### What you need to do
Extract the lines from the start through the line that holds "import pandas as pd", both included, omitting all images.

Start of Information supplied

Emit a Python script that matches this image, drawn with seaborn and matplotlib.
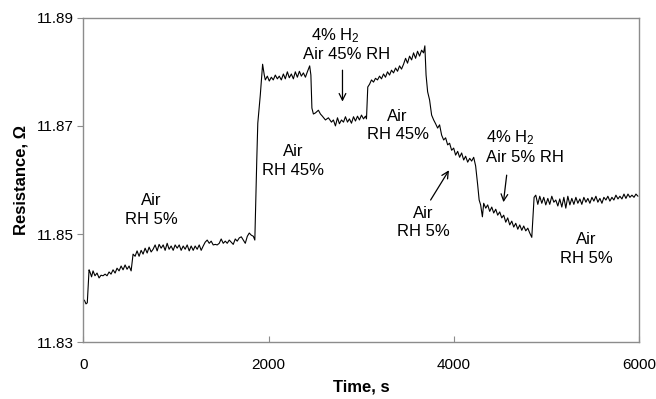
import matplotlib
matplotlib.use("Agg")
import matplotlib.pyplot as plt
import seaborn as sns
import pandas as pd

# ---- data ----
time_s = [
    11, 29, 43, 62, 72, 89, 105, 126, 148, 170, 191, 213, 235, 256, 278, 299, 321, 343, 364, 386,
    408, 429, 451, 472, 494, 516, 537, 559, 580, 602, 624, 645, 667, 689, 710, 732, 753, 775, 797, 818,
    840, 862, 883, 905, 926, 948, 970, 991, 1013, 1035, 1056, 1078, 1099, 1121, 1143, 1164, 1186, 1207, 1229, 1251,
    1272, 1294, 1315, 1337, 1359, 1380, 1402, 1424, 1445, 1467, 1488, 1510, 1532, 1553, 1575, 1597, 1618, 1640, 1661, 1683,
    1705, 1726, 1748, 1770, 1791, 1813, 1835, 1851, 1872, 1883, 1910, 1935, 1953, 1964, 1986, 2007, 2029, 2050, 2072, 2094,
    2115, 2137, 2159, 2180, 2202, 2223, 2245, 2267, 2288, 2310, 2332, 2353, 2375, 2397, 2418, 2443, 2456, 2467, 2483, 2505,
    2537, 2559, 2580, 2613, 2645, 2678, 2699, 2721, 2743, 2764, 2786, 2808, 2829, 2851, 2872, 2894, 2916, 2937, 2959, 2980,
    3002, 3024, 3045, 3056, 3070, 3089, 3110, 3132, 3153, 3175, 3197, 3218, 3240, 3261, 3283, 3305, 3326, 3348, 3370, 3391,
    3413, 3434, 3456, 3478, 3499, 3521, 3543, 3564, 3586, 3607, 3629, 3651, 3672, 3686, 3699, 3716, 3737, 3759, 3781, 3802,
    3824, 3845, 3867, 3889, 3910, 3932, 3953, 3975, 3997, 4018, 4040, 4061, 4083, 4105, 4126, 4148, 4170, 4191, 4213, 4234,
    4256, 4272, 4288, 4307, 4321, 4343, 4364, 4386, 4408, 4429, 4451, 4472, 4494, 4516, 4537, 4559, 4580, 4602, 4624, 4645,
    4667, 4689, 4710, 4732, 4753, 4775, 4797, 4818, 4840, 4865, 4883, 4905, 4926, 4948, 4969, 4991, 5013, 5034, 5056, 5078,
    5099, 5121, 5142, 5164, 5186, 5207, 5229, 5251, 5272, 5294, 5316, 5337, 5359, 5380, 5402, 5424, 5445, 5467, 5489, 5510,
    5532, 5553, 5575, 5597, 5618, 5640, 5661, 5683, 5705, 5726, 5748, 5770, 5791, 5813, 5835, 5856, 5878, 5899, 5921, 5943,
    5964, 5986,
]
resistance_ohm = [
    11.8378, 11.8371, 11.8373, 11.8434, 11.8430, 11.8421, 11.8432, 11.8423, 11.8428, 11.8419,
    11.8424, 11.8423, 11.8426, 11.8423, 11.8430, 11.8426, 11.8434, 11.8428, 11.8437, 11.8432,
    11.8441, 11.8434, 11.8443, 11.8435, 11.8441, 11.8432, 11.8463, 11.8459, 11.8469, 11.8459,
    11.8470, 11.8463, 11.8474, 11.8465, 11.8476, 11.8467, 11.8472, 11.8480, 11.8469, 11.8481,
    11.8474, 11.8480, 11.8470, 11.8483, 11.8472, 11.8478, 11.8470, 11.8480, 11.8474, 11.8480,
    11.8470, 11.8478, 11.8472, 11.8480, 11.8469, 11.8478, 11.8470, 11.8478, 11.8472, 11.8480,
    11.8470, 11.8478, 11.8485, 11.8489, 11.8483, 11.8487, 11.8480, 11.8481, 11.8480, 11.8483,
    11.8491, 11.8483, 11.8487, 11.8483, 11.8489, 11.8485, 11.8481, 11.8491, 11.8487, 11.8493,
    11.8495, 11.8489, 11.8483, 11.8496, 11.8502, 11.8498, 11.8496, 11.8489, 11.8637, 11.8705,
    11.8757, 11.8814, 11.8794, 11.8785, 11.8792, 11.8783, 11.8790, 11.8785, 11.8794, 11.8787,
    11.8792, 11.8785, 11.8796, 11.8787, 11.8800, 11.8789, 11.8796, 11.8787, 11.8800, 11.8790,
    11.8801, 11.8792, 11.8798, 11.8790, 11.8800, 11.8811, 11.8794, 11.8733, 11.8722, 11.8724,
    11.8729, 11.8722, 11.8718, 11.8711, 11.8715, 11.8707, 11.8711, 11.8700, 11.8715, 11.8704,
    11.8711, 11.8707, 11.8717, 11.8707, 11.8713, 11.8705, 11.8717, 11.8709, 11.8718, 11.8711,
    11.8720, 11.8713, 11.8718, 11.8713, 11.8772, 11.8777, 11.8785, 11.8781, 11.8788, 11.8785,
    11.8792, 11.8787, 11.8796, 11.8790, 11.8800, 11.8794, 11.8803, 11.8798, 11.8807, 11.8801,
    11.8811, 11.8805, 11.8814, 11.8825, 11.8816, 11.8829, 11.8822, 11.8835, 11.8825, 11.8838,
    11.8829, 11.8840, 11.8835, 11.8848, 11.8794, 11.8763, 11.8748, 11.8720, 11.8711, 11.8704,
    11.8696, 11.8702, 11.8683, 11.8674, 11.8678, 11.8665, 11.8668, 11.8655, 11.8659, 11.8646,
    11.8653, 11.8642, 11.8650, 11.8637, 11.8644, 11.8633, 11.8640, 11.8635, 11.8642, 11.8626,
    11.8591, 11.8563, 11.8554, 11.8532, 11.8557, 11.8548, 11.8554, 11.8542, 11.8550, 11.8539,
    11.8546, 11.8535, 11.8541, 11.8530, 11.8535, 11.8522, 11.8530, 11.8517, 11.8524, 11.8513,
    11.8520, 11.8509, 11.8517, 11.8507, 11.8515, 11.8506, 11.8511, 11.8502, 11.8494, 11.8568,
    11.8572, 11.8555, 11.8570, 11.8557, 11.8568, 11.8554, 11.8566, 11.8555, 11.8570, 11.8559,
    11.8563, 11.8552, 11.8565, 11.8550, 11.8568, 11.8548, 11.8570, 11.8554, 11.8566, 11.8555,
    11.8568, 11.8557, 11.8565, 11.8555, 11.8568, 11.8559, 11.8566, 11.8557, 11.8568, 11.8561,
    11.8570, 11.8559, 11.8566, 11.8557, 11.8568, 11.8563, 11.8570, 11.8561, 11.8568, 11.8563,
    11.8572, 11.8565, 11.8570, 11.8565, 11.8574, 11.8566, 11.8574, 11.8568, 11.8572, 11.8568,
    11.8574, 11.8570,
]
x_ticks = [0, 2000, 4000, 6000]
y_ticks = [11.83, 11.85, 11.87, 11.89]
y_tick_labels = ["11.83", "11.85", "11.87", "11.89"]

df = pd.DataFrame({"Time": time_s, "Resistance": resistance_ohm})

sns.set_theme(style="white")
plt.rcParams["font.family"] = ["Liberation Sans", "DejaVu Sans"]
plt.rcParams["mathtext.fontset"] = "custom"
plt.rcParams["mathtext.rm"] = "Liberation Sans"
plt.rcParams["mathtext.it"] = "Liberation Sans:italic"
plt.rcParams["mathtext.bf"] = "Liberation Sans:bold"
plt.rcParams["text.color"] = "black"
plt.rcParams["axes.labelcolor"] = "black"

fig = plt.figure(figsize=(6.56, 3.99), dpi=100)
ax = fig.add_axes([0.127, 0.1421, 0.8475, 0.8135])

sns.lineplot(data=df, x="Time", y="Resistance", ax=ax, color="black",
             linewidth=0.8, estimator=None, sort=False)

ax.set_xlim(0, 6000)
ax.set_ylim(11.83, 11.89)
ax.set_xticks(x_ticks)
ax.set_xticklabels([str(v) for v in x_ticks])
ax.set_yticks(y_ticks)
ax.set_yticklabels(y_tick_labels)

for sp in ax.spines.values():
    sp.set_color("#8c8c8c")
    sp.set_linewidth(1.0)
    sp.set_visible(True)

ax.tick_params(axis="x", direction="in", length=4, width=0.8, color="#8c8c8c",
               labelsize=11, pad=11, labelcolor="black", bottom=True)
ax.tick_params(axis="y", direction="out", length=4, width=0.8, color="#8c8c8c",
               labelsize=11, pad=3, labelcolor="black", left=True)

ax.set_xlabel("Time, s", fontsize=12, fontweight="bold", labelpad=6, color="black")
ax.set_ylabel("Resistance, Ω", fontsize=12, fontweight="bold", labelpad=6, color="black")

fs = 12
txt = dict(fontsize=fs, color="black", va="center", linespacing=1.3)
ax.text(732, 11.85446, "Air\nRH 5%", ha="center", **txt)
ax.text(2267, 11.86351, "Air\nRH 45%", ha="center", **txt)
ax.text(2458, 11.88662, "4% H$_2$", ha="left", fontsize=fs, va="center", color="black")
ax.text(2372, 11.88311, "Air 45% RH", ha="left", fontsize=fs, va="center", color="black")
ax.text(3391, 11.87007, "Air\nRH 45%", ha="center", **txt)
ax.text(4350, 11.86776, "4% H$_2$", ha="left", fontsize=fs, va="center", color="black")
ax.text(4350, 11.86407, "Air 5% RH", ha="left", fontsize=fs, va="center", color="black")
ax.text(3667, 11.85214, "Air\nRH 5%", ha="center", **txt)
ax.text(5429, 11.84725, "Air\nRH 5%", ha="center", **txt)

arrow = dict(arrowstyle="->", color="black", lw=0.9, shrinkA=0, shrinkB=0)
ax.annotate("", xy=(2797, 11.8745), xytext=(2797, 11.8803), arrowprops=arrow)
ax.annotate("", xy=(4534, 11.8559), xytext=(4569, 11.8609), arrowprops=arrow)
ax.annotate("", xy=(3946, 11.8618), xytext=(3748, 11.8563), arrowprops=arrow)

fig.savefig("out.png", dpi=100, facecolor="white")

End of Information supplied

### Answer to this task
Emit a Python script that matches this image, drawn with seaborn and matplotlib.
import matplotlib
matplotlib.use("Agg")
import matplotlib.pyplot as plt
import seaborn as sns
import pandas as pd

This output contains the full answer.